In his Feb. 28 letter, Roberts seems to qualify his “at no time” assertion. In the letter, he writes, “… at no time was there an immediate threat (emphasis ours) to the students or faculty.”

Roberts goes on to write, “… law enforcement had specific and reliable information on who had the firearm, where it was located and the reason for why (sic) the student possessed the firearm.” He later repeated his assertion that “at no time did law enforcement feel or have reason to believe there was an immediate threat to the safety and welfare of students and faculty.”

“At no time” was there an “immediate threat.”

Under New Jersey Code, 2nd Degree Possession of a Weapon for Unlawful Purposes is defined thusly: “a.Firearms. (1) Any person who has in his possession any firearm with a purpose to use it unlawfully against the person or property of another is guilty of a crime of the second degree.”

That could mean anything from threatening someone to planning a robbery or carjacking.

So here’s our first question, one we posed to the prosecutor’s spokesman, but have yet to receive an answer: What does the prosecutor mean by “immediate threat?” Could it be that the threat was for some action on the part of the gun-toting youth later in the day?

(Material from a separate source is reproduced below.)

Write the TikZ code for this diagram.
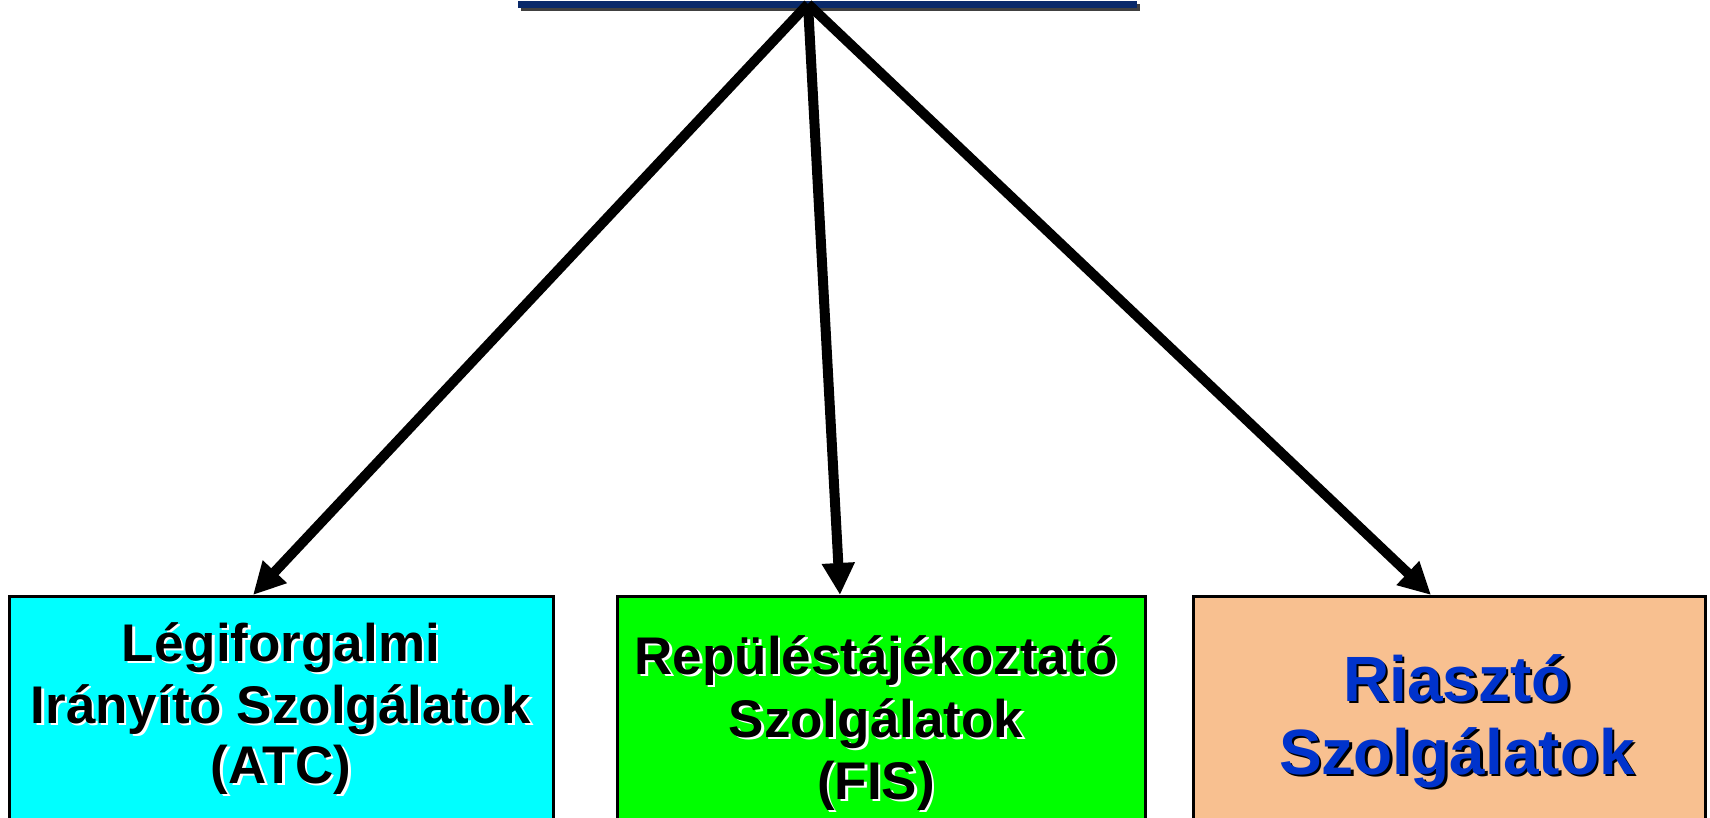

Remember, according to Roberts’ letter, authorities knew why he had the gun.

And while we’re on that, here’s our second question: Why, exactly, did the student have the gun?

And finally, if there was no threat – as was asserted on Feb. 23 and Feb. 28 – why was the youth charged with a crime only triggered when a person has a gun and is posing a threat “against the person or property of another?”

Is this another reason for Roberts’ use of the phrase “immediate threat?” Did police have information that he was planning something later in the day?

Now, it’s possible that all these questions are easily answered, and would lead to the conclusion that there actually was no threat, and that this was just some knucklehead who brought a loaded gun to school. In fact, we hope that’s the case; we hope our suspicions are unfounded.

But this information vacuum caused by the prosecutor’s refusal to answer even the most basic of questions does nothing to alleviate our suspicions or the fears of parents who have a right to know if their children were actually in danger that day.

There are times when the public doesn’t need to know certain details of crimes, or near-crimes; when the release of some information by law enforcement would serve no real purpose.

This is not one of those times. Franklin Township parents and students have a right to know what the significance is of the student being charged with a crime that implies a threat, and why that student had a gun in his backpack.

Prosecutor Roberts, just answer the questions.